La légalisation ou la décriminalisation de la prostitution est un outil de légitimation pour l’industrie du sexe. Si les juristes d’Amnesty International proposent de dépénaliser les personnes prostituées, ce que nous saluons, ils militent dans le même temps pour des politiques de dépénalisation du proxénétisme «non coercitif» et de légitimation des consommateurs, telles que mises en œuvre dès 2000, en Allemagne et aux Pays-Bas, avec les résultats que l’on connaît désormais : la police néerlandaise dit publiquement depuis 2010 que la législation n’a profité qu’aux proxénètes, tandis que les personnes prostituées sont toujours recrutées parmi les groupes les plus discriminés et sont toujours contraintes à la prostitution. En Allemagne, le constat établi n’est pas plus réjouissant. En mai 2013, Der Spiegel consacrait un dossier entier à «L’Allemagne-bordel», sous-titré «Comment l’Etat a promu la traite des femmes». Depuis, Europol a rappelé au Parlement européen que la traite des êtres humains augmentait particulièrement dans les Etats ayant légalisé la prostitution et dépénalisé le proxénétisme. Cette analyse est confirmée par la recherche «Does Legalized Prostitution Increase Human Trafficking?» que trois économistes européens ont menée sur 150 pays.

Non à la politique ultralibérale et patriarcale promue par les juristes d’Amnesty International. Le système prostitutionnel représente un aspect de la domination masculine dans sa forme pure. Le client achète une marchandise, la prostituée, qui devient son instrument de plaisir.
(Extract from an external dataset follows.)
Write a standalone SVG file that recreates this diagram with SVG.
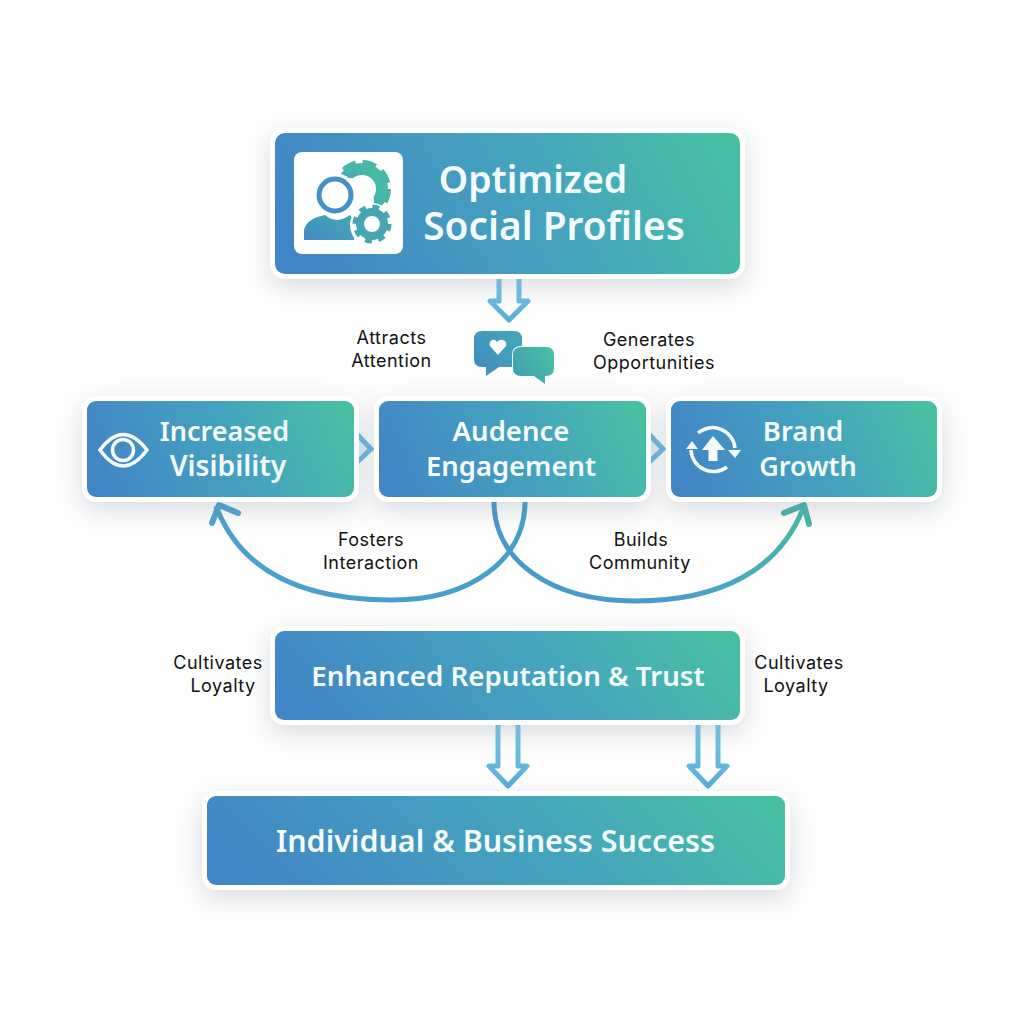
<svg xmlns="http://www.w3.org/2000/svg" width="1024" height="1024" viewBox="0 0 1024 1024">
<defs>
<linearGradient id="g" x1="0" y1="0.58" x2="1" y2="0.42"><stop offset="0" stop-color="#4285c6"/><stop offset="0.6" stop-color="#45a5bd"/><stop offset="1" stop-color="#48bfa4"/></linearGradient>
<linearGradient id="ic" x1="0" y1="1" x2="1" y2="0.3"><stop offset="0" stop-color="#4289c6"/><stop offset="1" stop-color="#45a5b5"/></linearGradient>
<linearGradient id="ic2" x1="0" y1="0.8" x2="1" y2="0.2"><stop offset="0" stop-color="#3f9fb2"/><stop offset="1" stop-color="#48bfa4"/></linearGradient>
<linearGradient id="c1" gradientUnits="userSpaceOnUse" x1="215" y1="510" x2="525" y2="510"><stop offset="0" stop-color="#4b9fd0"/><stop offset="1" stop-color="#45a0c8"/></linearGradient>
<linearGradient id="c2" gradientUnits="userSpaceOnUse" x1="495" y1="570" x2="805" y2="510"><stop offset="0" stop-color="#4a98cc"/><stop offset="0.5" stop-color="#4a9ccb"/><stop offset="1" stop-color="#46b8a8"/></linearGradient>
<linearGradient id="ar" gradientUnits="objectBoundingBox" x1="0" y1="0" x2="0" y2="1"><stop offset="0" stop-color="#7cc8ea"/><stop offset="1" stop-color="#58add9"/></linearGradient>
<filter id="sh" x="-15%" y="-30%" width="130%" height="180%"><feDropShadow dx="0" dy="8" stdDeviation="12" flood-color="#6b7480" flood-opacity="0.25"/></filter>
</defs>
<style>
.card{fill:#fff;filter:url(#sh)}
.fill{fill:url(#g)}
.t{font-family:"Noto Sans","Open Sans",sans-serif;font-weight:600;fill:#f4fbfc;text-anchor:middle}
.l{font-family:Inter,"Noto Sans",sans-serif;font-size:18px;letter-spacing:0.5px;fill:#111;text-anchor:middle}
.ic{fill:none;stroke:#f6fbfc;stroke-width:3.5}
.dbl{fill:none;stroke:url(#ar);stroke-width:5;stroke-linejoin:round;stroke-linecap:round}
.chev{fill:#e2eff8;stroke:#6bb7e0;stroke-width:5}
</style>
<rect width="1024" height="1024" fill="#fefefe"/>
<g id="connectors">
<path class="dbl" d="M499 279V301H490L509 320 528 301H519V279"/>
<path class="chev" d="M352 429L371 449 352 467"/>
<path class="chev" d="M644 429L663 449 644 467"/>
<path d="M525 502C525 560 470 600 392 600C300 600 240 570 216 506" fill="none" stroke="url(#c1)" stroke-width="5"/>
<path d="M212 523L219 505 238 513" fill="none" stroke="#4ea3d3" stroke-width="6" stroke-linecap="round" stroke-linejoin="round"/>
<path d="M494 502C494 560 550 601 635 601C720 601 780 570 804 506" fill="none" stroke="url(#c2)" stroke-width="5"/>
<path d="M784 513L804 505 809 524" fill="none" stroke="#46b5ae" stroke-width="6" stroke-linecap="round" stroke-linejoin="round"/>
<path class="dbl" d="M498 724V766H489L508 786 527 766H518V724"/>
<path class="dbl" d="M698 724V766H689L708 786 727 766H718V724"/>
</g>
<g id="node-profiles">
<rect class="card" x="270" y="128" width="475" height="151" rx="15"/>
<rect class="fill" x="275" y="133" width="465" height="141" rx="10"/>
<rect x="294" y="152" width="109" height="102" rx="8" fill="#fff"/>
<circle cx="362" cy="189" r="20" fill="none" stroke="url(#ic2)" stroke-width="12"/>
<circle cx="362" cy="189" r="25" fill="none" stroke="#48b6a8" stroke-width="8" stroke-dasharray="13 6.6"/>
<circle cx="351" cy="201" r="23" fill="#fff"/>
<circle cx="335" cy="195" r="22" fill="#fff"/>
<circle cx="335" cy="195" r="16" fill="none" stroke="#4590c6" stroke-width="5"/>
<path d="M304 240V232C304 222 315 217 325 215C333 222 342 221 350 215L355 222 354 240Z" fill="url(#ic)"/>
<circle cx="372" cy="225" r="22" fill="#fff"/>
<circle cx="372" cy="224" r="12" fill="none" stroke="#45a5b0" stroke-width="8"/>
<circle cx="372" cy="224" r="17" fill="none" stroke="#45a5b0" stroke-width="5" stroke-dasharray="6.7 6.65"/>
<text class="t" font-size="37.4" x="533" y="193">Optimized</text>
<text class="t" font-size="38.8" x="554" y="240">Social Profiles</text>
</g>
<g id="icon-chat">
<path d="M482 331H514Q522 331 522 339V367H499L486 376V367H482Q474 367 474 359V339Q474 331 482 331Z" fill="url(#ic)"/>
<path d="M497 342C494 337 488 341 490 346L498 355 506 346C508 341 501 337 497 342Z" fill="#fff"/>
<path d="M521 347H546Q554 347 554 355V368Q554 376 546 376H545V384L534 376H521Q513 376 513 368V355Q513 347 521 347Z" fill="url(#ic2)" stroke="#fff" stroke-width="2" paint-order="stroke"/>
</g>
<g id="node-visibility">
<rect class="card" x="82" y="396" width="277" height="106" rx="14"/>
<rect class="fill" x="87" y="401" width="267" height="96" rx="9"/>
<path class="ic" d="M100 450Q123 419 147 450Q123 482 100 450Z"/>
<circle class="ic" cx="123" cy="450" r="10.5"/>
<text class="t" font-size="27" x="224.500" y="441">Increased</text>
<text class="t" font-size="28.300" x="228" y="476">Visibility</text>
</g>
<g id="node-engagement">
<rect class="card" x="374" y="396" width="277" height="106" rx="14"/>
<rect class="fill" x="379" y="401" width="267" height="96" rx="9"/>
<text class="t" font-size="27.500" x="511" y="441">Audence</text>
<text class="t" font-size="27.400" x="511" y="476">Engagement</text>
</g>
<g id="node-growth">
<rect class="card" x="666" y="396" width="276" height="106" rx="14"/>
<rect class="fill" x="671" y="401" width="266" height="96" rx="9"/>
<path class="ic" d="M698 433A22.500 22.500 0 0 1 735 448"/>
<path class="ic" d="M727 467A22.500 22.500 0 0 1 691 450"/>
<path d="M686 449L692 441 698 449Z M728 450H741L735 458Z" fill="#f6fbfc"/>
<path d="M713 436L725 450H717.500V461H708.500V450H702Z" fill="#f6fbfc"/>
<text class="t" font-size="27.500" x="803" y="441">Brand</text>
<text class="t" font-size="27" x="808" y="476">Growth</text>
</g>
<g id="node-reputation">
<rect class="card" x="270" y="626" width="475" height="99" rx="14"/>
<rect class="fill" x="275" y="631" width="465" height="89" rx="9"/>
<text class="t" font-size="27.700" x="508" y="686">Enhanced Reputation &amp; Trust</text>
</g>
<g id="node-success">
<rect class="card" x="202" y="791" width="588" height="99" rx="14"/>
<rect class="fill" x="207" y="796" width="578" height="89" rx="9"/>
<text class="t" font-size="30.400" x="495.500" y="852">Individual &amp; Business Success</text>
</g>
<g id="labels">
<text class="l" x="391.500" y="344">Attracts</text><text class="l" x="391.500" y="367">Attention</text>
<text class="l" x="649" y="346">Generates</text><text class="l" x="654" y="369">Opportunities</text>
<text class="l" x="371" y="546">Fosters</text><text class="l" x="371" y="569">Interaction</text>
<text class="l" x="641" y="546">Builds</text><text class="l" x="640" y="569">Community</text>
<text class="l" x="218" y="669">Cultivates</text><text class="l" x="223" y="692">Loyalty</text>
<text class="l" x="799" y="669">Cultivates</text><text class="l" x="796" y="692">Loyalty</text>
</g>
</svg>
Dans ce rapport de domination, l’homme détient tous les pouvoirs : le sexe et l’argent.

En militant pour la non-pénalisation des acheteurs de sexe, le siège d’Amnesty plaide pour le maintien d’une longue tradition patriarcale de mise à disposition du corps des femmes au profit des hommes et de leurs prétendus «besoins sexuels irrépressibles». Pour justifier cette politique, Amnesty prend soin de redéfinir le sujet en qualifiant la prostitution de «travail du sexe» et la définissant comme un «accord contractuel par lequel des services sexuels sont négociés entre adultes consentants». Mais il s’agit en réalité d’entériner une politique en faveur de l’esclavage sexuel, la traite, les camps de dressage, les tortures, les actes de barbarie, les mauvais traitements, les assassinats, les viols… qui sont le «lot» du système prostitutionnel.

Amnesty International, ONG de défense des droits humains, trahirait sa vocation en faisant le choix d’apporter son soutien aux esclavagistes modernes de l’industrie du sexe.

L’idée de l’abolition de la prostitution est apparue au XIXe siècle avec la lutte pour l’abolition de l’esclavage. Des humanistes comme Victor Hugo, Jean Jaurès, Victor Schoelcher ont développé l’idée de combattre la prostitution en tant que forme d’esclavage. Pourquoi Amesty International, ONG de défense des droits humains, ne se positionnerait pas contre cet esclavage comme le font les sections nationales d’Amnesty France et Suède qui souhaitent défendre les personnes prostituées, et qui s’opposent à l’impunité des proxénètes et des acheteurs de sexe.

Nous continuerons de notre côté à plaider pour la dépénalisation des personnes prostituées et la mise en place d’alternatives réelles à la prostitution, ainsi que pour la condamnation du proxénétisme et de l’achat d’un acte sexuel. Car nous militons pour une sexualité égalitaire et libérée de toutes les violences, discriminations et injonctions, qu’elles soient morales, physiques, psychologiques ou économiques.

La prostitution n’est pas le plus vieux métier du monde mais la plus ancienne forme d’oppression !

Ce texte est à l’initiative du mouvement Femen, du Mouvement du Nid, de la Coalition for the Abolition of Prostitution (CAP International), de l’Alliance des femmes pour la démocratie (AFD-MLF) et soutenu par Zéro Macho, les Effronté-e-s, Encore féministes!, Osez le féminisme, Femmes solidaires, Kadidia Sangaré (avocate, présidente de la commission nationale des droits de l’homme du Mali), Conseil national du droit des femmes (Brésil), Lidia Falcon (avocate, présidente du Parti féministe, Espagne), Fadila Mehal (fondatrice et présidente d’honneur des Marianne de la diversité), Philippine Leroy Beaulieu (actrice), Chantal Chawaf (écrivaine), Laurence Zordan (philosophe, écrivaine), Gérard Biard (journaliste), Julien Seri (réalisateur), Taslima Nasreen (écrivaine et féministe), Rosen Hicher, ancienne prostituée.